WRITTEN TASK.
Find each line with the word "this" in it, then give the total alone.

MATERIAL PROVIDED.

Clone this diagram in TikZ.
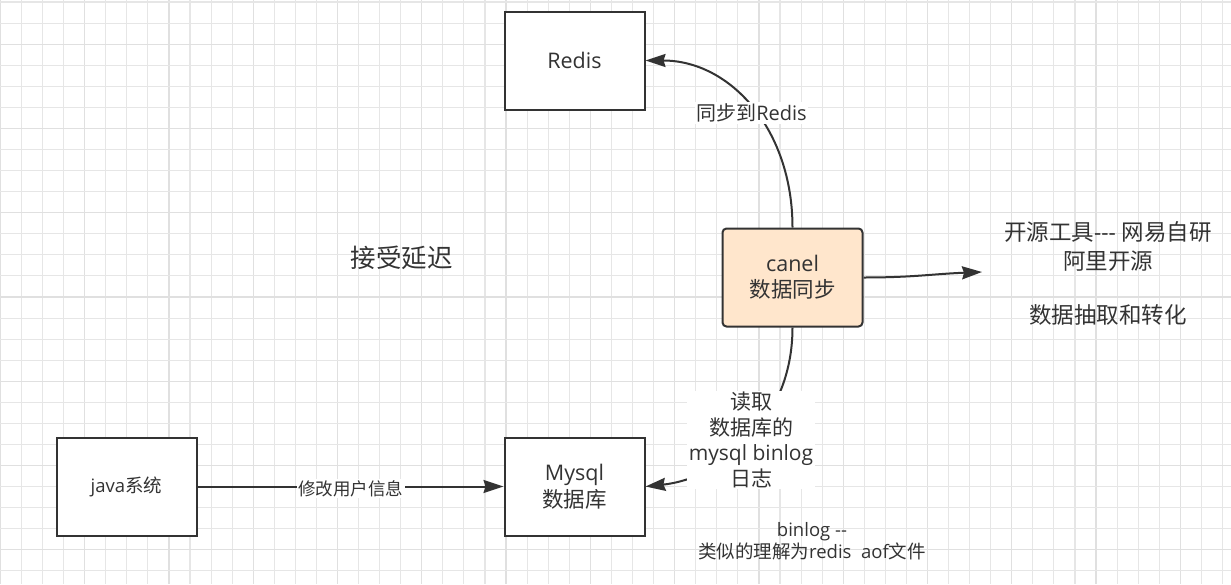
\documentclass[tikz,border=0pt]{standalone}
\usepackage{fontspec}
\setmainfont{Open Sans}
\newfontfamily\cjk{Noto Sans CJK SC}
\usetikzlibrary{arrows.meta}
\definecolor{ink}{HTML}{333333}
\definecolor{peach}{HTML}{FFE6CC}
\definecolor{gridminor}{HTML}{E6E6E6}
\definecolor{gridmajor}{HTML}{E0E0E0}
\begin{document}
\begin{tikzpicture}[x=1pt,y=-1pt,
  box/.style={draw=ink, line width=2pt, fill=white, minimum width=140pt, minimum height=98pt,
    inner sep=0pt, align=center, text=ink, font=\fontsize{21.5}{26}\selectfont},
  canelbox/.style={box, fill=peach, rounded corners=4pt},
  conn/.style={draw=ink, line width=2pt, -{Stealth[length=20pt,width=13pt,inset=2pt]}},
  lbl/.style={fill=white, text=ink, inner sep=1.5pt, align=center},
  note/.style={text=ink, align=center, inner sep=0pt}]
\useasboundingbox (0,0) rectangle (1231,584);
% grid
\foreach \k in {0,...,58}{
  \pgfmathsetmacro\xx{0.4+21.07*\k}
  \pgfmathtruncatemacro\m{mod(\k,4)}
  \ifnum\m=0 \draw[gridmajor, line width=1.2pt] (\xx,0) -- (\xx,584);
  \else \draw[gridminor, line width=1.1pt] (\xx,0) -- (\xx,584); \fi
}
\foreach \k in {0,...,27}{
  \pgfmathsetmacro\yy{2+21.07*\k}
  \pgfmathtruncatemacro\m{mod(\k,4)}
  \ifnum\m=2 \draw[gridmajor, line width=1.2pt] (0,\yy) -- (1231,\yy);
  \else \draw[gridminor, line width=1.1pt] (0,\yy) -- (1231,\yy); \fi
}
% nodes
\node[box] (redis) at (574.5,60.5) {Redis};
\node[canelbox] (canel) at (792.5,277.5) {canel\\{\cjk 数据同步}};
\node[box, font=\fontsize{18.5}{22}\selectfont] (java) at (126.5,486.5) {java{\cjk 系统}};
\node[box, font=\fontsize{21.5}{27}\selectfont] (mysql) at (574.5,486.5) {Mysql\\{\cjk 数据库}};
\coordinate (rt) at (982,272);
% connectors
\draw[conn] (canel.north) .. controls +(0,-98) and +(85,0) .. (redis.east);
\node[lbl, font=\fontsize{20}{24}\selectfont] (syncl) at (751.5,113) {{\cjk 同步到}Redis};
\draw[conn] (canel.south) .. controls +(0,95) and +(75,-8) .. (mysql.east);
\node[lbl, font=\fontsize{21}{25.5}\selectfont] (readl) at (751,440)
  {{\cjk 读取}\\{\cjk 数据库的}\\mysql binlog\\{\cjk 日志}};
\draw[conn] (java.east) -- node[lbl, midway, yshift=-2pt, font=\fontsize{17.5}{21}\selectfont] (modl) {\cjk 修改用户信息} (mysql.west);
\draw[conn] (canel.east) .. controls +(50,0) and +(-50,2) .. (rt);
% free texts
\node[note, font=\fontsize{25.5}{30}\selectfont] (delay) at (401.7,258) {\cjk 接受延迟};
\node[note, font=\fontsize{22.5}{29}\selectfont] (tool) at (1108,246.5)
  {{\cjk 开源工具}{-}{-}{-} {\cjk 网易自研}\\{\cjk 阿里开源}};
\node[note, font=\fontsize{22.5}{29}\selectfont] (extract) at (1108,315) {\cjk 数据抽取和转化};
\node[note, font=\fontsize{18.5}{22}\selectfont] (binlog) at (812,541)
  {binlog {-}{-}\\{\cjk 类似的理解为}redis\ \ aof{\cjk 文件}};
\end{tikzpicture}
\end{document}
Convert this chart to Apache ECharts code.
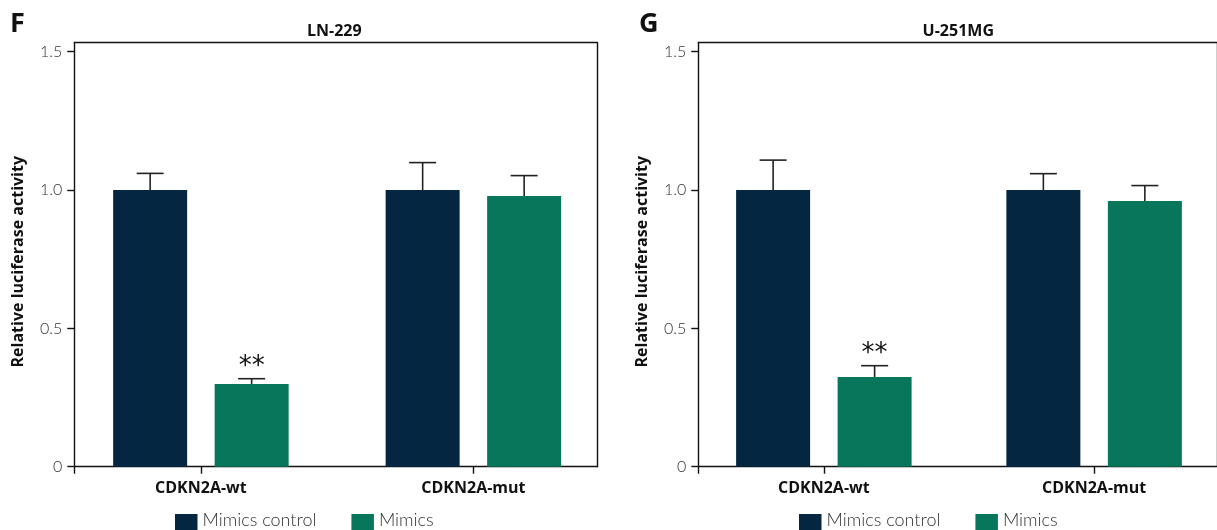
<!DOCTYPE html>
<html>
<head>
<meta charset="utf-8">
<script src="https://cdn.jsdelivr.net/npm/echarts@6/dist/echarts.min.js"></script>
<style>
html,body{margin:0;padding:0;background:#fff;}
#chart{width:1217px;height:530px;}
</style>
</head>
<body>
<div id="chart"></div>
<script>
// ---- data ----
const categories = ['CDKN2A-wt', 'CDKN2A-mut'];
const seriesNames = ['Mimics control', 'Mimics'];
const panelTitles = ['LN-229', 'U-251MG'];
const panelLetters = ['F', 'G'];
const yTicks = [0, 0.5, 1.0, 1.5];

// LN-229
const ln229Control = [1.0, 1.0];
const ln229ControlSD = [0.06, 0.099];
const ln229Mimics = [0.299, 0.978];
const ln229MimicsSD = [0.019, 0.074];
const ln229MimicsSig = ['**', ''];

// U-251MG
const u251Control = [1.0, 1.0];
const u251ControlSD = [0.108, 0.059];
const u251Mimics = [0.324, 0.960];
const u251MimicsSD = [0.041, 0.056];
const u251MimicsSig = ['**', ''];

// ---- style / layout ----
const COLORS = ['#052641', '#08765a'];
const BAR_W = 74;
const BAR_GAP_PX = 27.5;
const Y_MAX = 1.5323;
const X_MIN = -0.4646, X_MAX = 1.4547;
const gridLefts = [74.3, 698.3];
const GRID_TOP = 42.7, GRID_W = 523, GRID_H = 424;
const FONT = 'Open Sans';
const LIGHT = 'Lato';

const panels = [
  {ctrl: ln229Control, ctrlSD: ln229ControlSD, mim: ln229Mimics, mimSD: ln229MimicsSD, sig: ln229MimicsSig},
  {ctrl: u251Control, ctrlSD: u251ControlSD, mim: u251Mimics, mimSD: u251MimicsSD, sig: u251MimicsSig}
];

const grid = [], xAxis = [], yAxis = [], series = [], title = [], legend = [];

panels.forEach((p, i) => {
  grid.push({left: gridLefts[i], top: GRID_TOP, width: GRID_W, height: GRID_H});
  const lineStyle = {color: '#111', width: 1.4};
  xAxis.push({
    gridIndex: i, type: 'value', min: X_MIN, max: X_MAX, position: 'bottom',
    axisLine: {show: true, onZero: false, lineStyle},
    axisTick: {show: true, length: 7, lineStyle, customValues: [X_MIN, 0, 1]},
    axisLabel: {
      customValues: [0, 1], margin: 14,
      formatter: v => categories[Math.round(v)] || '',
      fontFamily: FONT, fontWeight: 'bold', fontSize: 16, color: '#111'
    },
    splitLine: {show: false}
  });
  xAxis.push({
    gridIndex: i, type: 'value', min: X_MIN, max: X_MAX, position: 'top',
    axisLine: {show: true, onZero: false, lineStyle}, axisTick: {show: false}, axisLabel: {show: false}, splitLine: {show: false}
  });
  yAxis.push({
    gridIndex: i, type: 'value', min: 0, max: Y_MAX, position: 'left',
    name: 'Relative luciferase activity', nameLocation: 'middle', nameGap: 48,
    nameTextStyle: {fontFamily: FONT, fontWeight: 'bold', fontSize: 16, color: '#111', padding: [0, 14, 0, 0]},
    axisLine: {show: true, onZero: false, lineStyle},
    axisTick: {show: true, length: 7, lineStyle, customValues: yTicks},
    axisLabel: {
      customValues: yTicks, margin: 12,
      formatter: v => (v === 0 ? '0' : v.toFixed(1)),
      fontFamily: LIGHT, fontWeight: 300, fontSize: 16, color: '#333'
    },
    splitLine: {show: false}
  });
  yAxis.push({
    gridIndex: i, type: 'value', min: 0, max: Y_MAX, position: 'right',
    axisLine: {show: true, onZero: false, lineStyle}, axisTick: {show: false}, axisLabel: {show: false}, splitLine: {show: false}
  });

  const xi = i * 2, yi = i * 2;
  const groups = [
    {name: seriesNames[0], vals: p.ctrl, sd: p.ctrlSD, sig: ['', ''], color: COLORS[0], off: -(BAR_W + BAR_GAP_PX) / 2},
    {name: seriesNames[1], vals: p.mim, sd: p.mimSD, sig: p.sig, color: COLORS[1], off: (BAR_W + BAR_GAP_PX) / 2}
  ];
  groups.forEach(g => {
    series.push({
      type: 'bar', name: g.name, xAxisIndex: xi, yAxisIndex: yi,
      barWidth: BAR_W, barGap: (BAR_GAP_PX / BAR_W * 100) + '%',
      itemStyle: {color: g.color},
      data: g.vals.map((v, k) => [k, v]),
      z: 2
    });
  });
  groups.forEach(g => {
    series.push({
      type: 'custom', name: g.name + ' error', xAxisIndex: xi, yAxisIndex: yi,
      data: g.vals.map((v, k) => [k, v, g.sd[k], k]),
      z: 3, silent: true,
      renderItem: (params, api) => {
        const k = api.value(3);
        const base = api.coord([api.value(0), api.value(1)]);
        const top = api.coord([api.value(0), api.value(1) + api.value(2)]);
        const cx = base[0] + g.off;
        const st = {stroke: '#222', lineWidth: 1.6};
        const children = [
          {type: 'line', shape: {x1: cx, y1: base[1], x2: cx, y2: top[1]}, style: st},
          {type: 'line', shape: {x1: cx - 13.5, y1: top[1], x2: cx + 13.5, y2: top[1]}, style: st}
        ];
        const s = g.sig[k];
        if (s) {
          children.push({type: 'text', style: {text: s, x: cx, y: top[1] + 2, align: 'center', verticalAlign: 'bottom',
            fontFamily: 'DejaVu Sans', fontSize: 26, fill: '#111'}});
        }
        return {type: 'group', children};
      }
    });
  });

  title.push({
    text: panelTitles[i], left: gridLefts[i] + 255, top: 18, textAlign: 'center',
    textStyle: {fontFamily: FONT, fontWeight: 'bold', fontSize: 16, color: '#111'}
  });
  title.push({
    text: panelLetters[i], left: i === 0 ? 5 : 634, top: 6,
    textStyle: {fontFamily: FONT, fontWeight: 'bold', fontSize: 27, color: '#111'}
  });
  legend.push({
    data: seriesNames, left: i === 0 ? 175 : 799, top: 511.5, orient: 'horizontal', padding: 0,
    itemWidth: 22.5, itemHeight: 22, itemGap: 35, icon: 'rect',
    formatter: name => '{t|' + name + '}',
    textStyle: {
      fontFamily: LIGHT, fontWeight: 300, fontSize: 18, color: '#333',
      rich: {t: {fontFamily: LIGHT, fontWeight: 300, fontSize: 18, color: '#333', padding: [0, 0, 9, 0]}}
    },
    selectedMode: false
  });
});

const chart = echarts.init(document.getElementById('chart'), null, {renderer: 'canvas'});
chart.setOption({
  animation: false,
  backgroundColor: '#fff',
  title, legend, grid, xAxis, yAxis, series
});
</script>
</body>
</html>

CORRECT ANSWER.
2